» GIVEN DATA
* Start *

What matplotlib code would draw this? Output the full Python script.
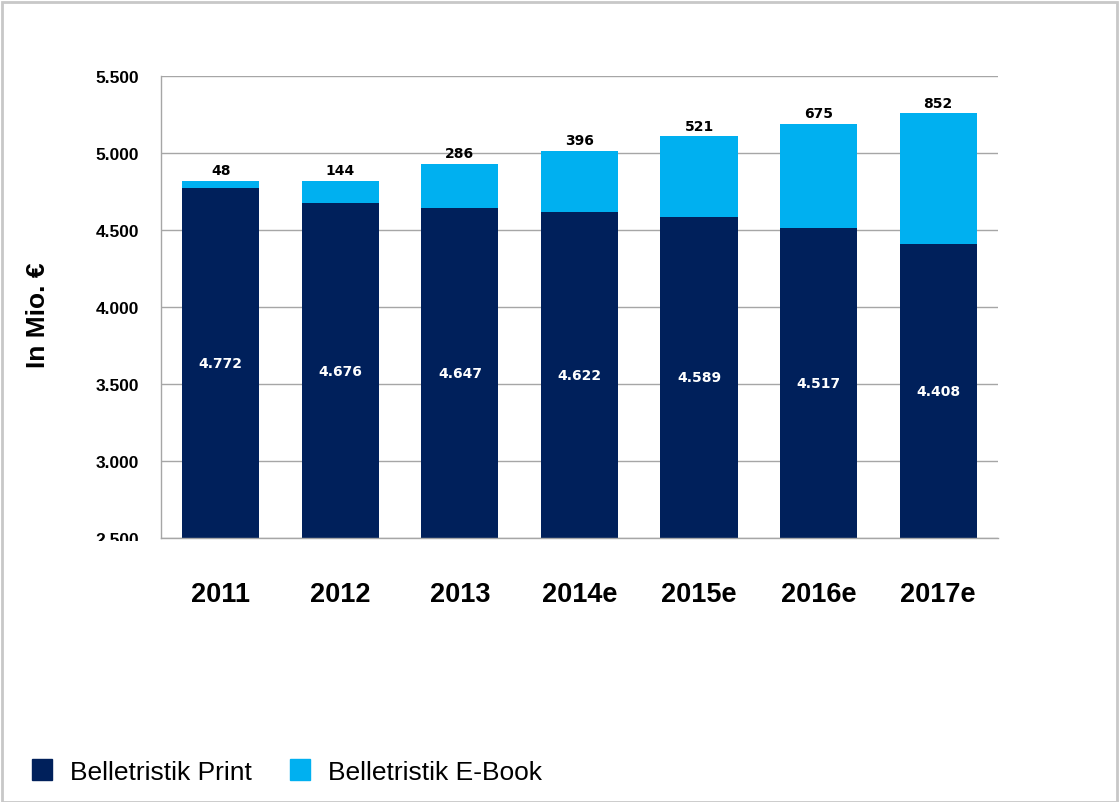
import matplotlib
matplotlib.use('Agg')
import matplotlib.pyplot as plt
from matplotlib.patches import Patch, Rectangle
from matplotlib.transforms import Bbox, TransformedBbox

years = ['2011', '2012', '2013', '2014e', '2015e', '2016e', '2017e']
print_vals = [4772, 4676, 4647, 4622, 4589, 4517, 4408]
ebook_vals = [48, 144, 286, 396, 521, 675, 852]
y_ticks = [2500, 3000, 3500, 4000, 4500, 5000, 5500]

navy = '#00205B'
cyan = '#00B0F0'
grid_gray = '#A6A6A6'


def fmt(v):
    return f'{v:,}'.replace(',', '.')


fig = plt.figure(figsize=(11.2, 8.03), dpi=100)
ax = fig.add_axes([0.1438, 0.3288, 0.891 - 0.1438, 0.9035 - 0.3288])

x = range(len(years))
w = 0.645
ax.bar(x, [p - y_ticks[0] for p in print_vals], w, bottom=y_ticks[0], color=navy, zorder=2)
ax.bar(x, ebook_vals, w, bottom=print_vals, color=cyan, zorder=2)

for i, (p, e) in enumerate(zip(print_vals, ebook_vals)):
    ax.text(i, (y_ticks[0] + p) / 2, fmt(p), ha='center', va='center', color='white',
            fontsize=10, fontweight='bold', family='DejaVu Sans', zorder=3)
    ax.text(i, p + e + 25, fmt(e), ha='center', va='bottom', color='black',
            fontsize=10, fontweight='bold', family='DejaVu Sans', zorder=3)

ax.set_xlim(-0.5, len(years) - 0.5)
ax.set_ylim(y_ticks[0], y_ticks[-1])
ax.set_yticks(y_ticks)
ax.set_yticklabels([fmt(v) for v in y_ticks], fontsize=12.5, fontweight='bold', family='Liberation Sans')
ax.set_xticks(list(x))
ax.set_xticklabels(years, fontsize=19.5, fontweight='bold', family='Liberation Sans')
ax.tick_params(axis='y', length=0, pad=16)
ax.tick_params(axis='x', length=0, pad=31)
ax.yaxis.grid(True, color=grid_gray, linewidth=1, zorder=0)
ax.set_axisbelow(True)
for s in ['top', 'right']:
    ax.spines[s].set_visible(False)
for s in ['left', 'bottom']:
    ax.spines[s].set_color(grid_gray)
    ax.spines[s].set_linewidth(1)

ax.set_ylabel('In Mio. €', fontsize=19, fontweight='bold', family='Liberation Sans', labelpad=0)
ax.yaxis.set_label_coords(-0.133, 0.485)

# bottom tick label is cut off in the original
clip = TransformedBbox(Bbox([[0, (803 - 542) / 803], [1, 1]]), fig.transFigure)
ax.get_yticklabels()[0].set_clip_box(clip)
ax.get_yticklabels()[0].set_clip_on(True)

handles = [Patch(color=navy), Patch(color=cyan)]
fig.legend(handles, ['Belletristik Print', 'Belletristik E-Book'], loc='center left',
           bbox_to_anchor=(0.019, 0.038), ncol=2, frameon=False,
           prop={'family': 'Liberation Sans', 'size': 19}, handlelength=0.76, handleheight=0.8,
           handletextpad=0.68, columnspacing=1.44, borderaxespad=0)

fig.patches.append(Rectangle((0.002, 0.0), 0.995, 0.996, transform=fig.transFigure,
                             fill=False, edgecolor='#C8C8C8', linewidth=2))

fig.savefig('out.png', dpi=100)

* End *

» WHAT TO PRODUCE
Leave out any pictures, please, and quote only the lines from the top of the data through the line that contains "ax = fig.add_axes([0.1438, 0.3288, 0.891".

» REPLY
What matplotlib code would draw this? Output the full Python script.
import matplotlib
matplotlib.use('Agg')
import matplotlib.pyplot as plt
from matplotlib.patches import Patch, Rectangle
from matplotlib.transforms import Bbox, TransformedBbox

years = ['2011', '2012', '2013', '2014e', '2015e', '2016e', '2017e']
print_vals = [4772, 4676, 4647, 4622, 4589, 4517, 4408]
ebook_vals = [48, 144, 286, 396, 521, 675, 852]
y_ticks = [2500, 3000, 3500, 4000, 4500, 5000, 5500]

navy = '#00205B'
cyan = '#00B0F0'
grid_gray = '#A6A6A6'


def fmt(v):
    return f'{v:,}'.replace(',', '.')


fig = plt.figure(figsize=(11.2, 8.03), dpi=100)
ax = fig.add_axes([0.1438, 0.3288, 0.891 - 0.1438, 0.9035 - 0.3288])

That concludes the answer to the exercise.